To answer their consumers’ demand for immediacy online, Burberry introduced in 2016 its “Seasonless, immediate, and personal” fashion calendar, with clothing made available to purchase in-store and online immediately after their fashion shows.

In this new globalised digital environment, European-led seasons are indeed becoming less relevant to digital campaigns. Instead, regular “drops”, whereas new products are released in small quantities on a regular basis, rather than relying on big seasonal collections, are becoming the norm to deliver the latest products and reach Millennials’ attention. Drops are a long-tried retail strategy among streetwear brands but other brands have now started to take notice and incorporate the practice into their strategy.

Defying the conventional wisdom and time frame of the supply chain in the fashion industry, Zara is a great example of an agile brand that is leveraging Millennials’ constant quest for newness and fresh designs.

Zara is indeed able to design, produce and deliver a new line of clothing and have it on display in its stores worldwide in a mere two weeks; capitalising on a consumer experience centred on impulse purchases. The fashion brand is also expert at utilising big data to optimise the design and style of its collections.

Luxury brands are not expected to compromise on craftsmanship and their timeless value by cutting supply time frames to this extreme. But the model should spur conversations around the traditional approach to collections and high-end fashion seasonalities.
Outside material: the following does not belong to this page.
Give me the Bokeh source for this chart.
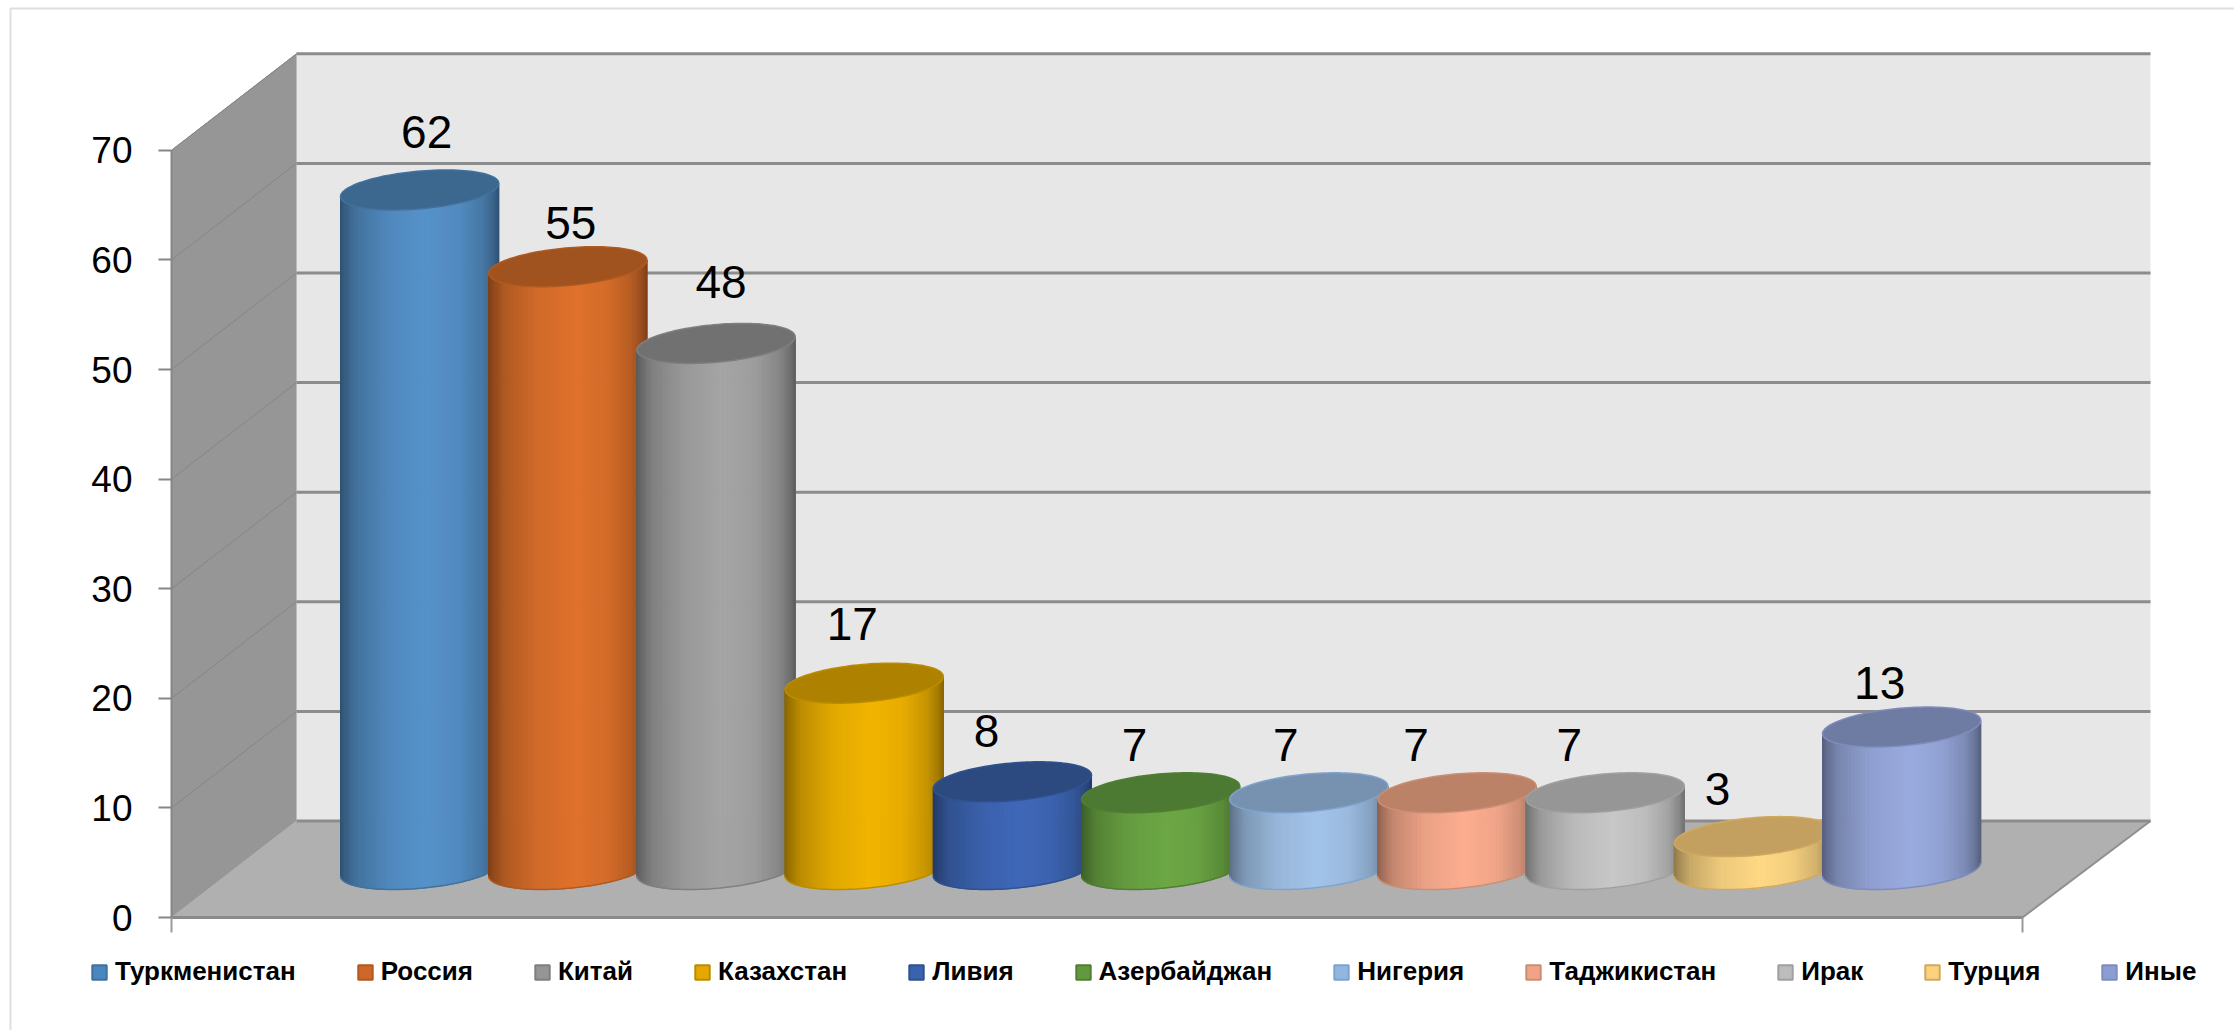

With marketing hype and streetwear collaborations driving luxury sales, we have yet to see how traditional luxury brands will modernise their business model and adapt to the changing expectations of their Millennial and Gen Z consumers.

The fashion industry is now more international and connected than ever and in the midst of a seismic shift. Seasons are becoming more fluid and fashion shows are becoming creative display experiences and performances to be shared on social media to a global, less elitist, audience.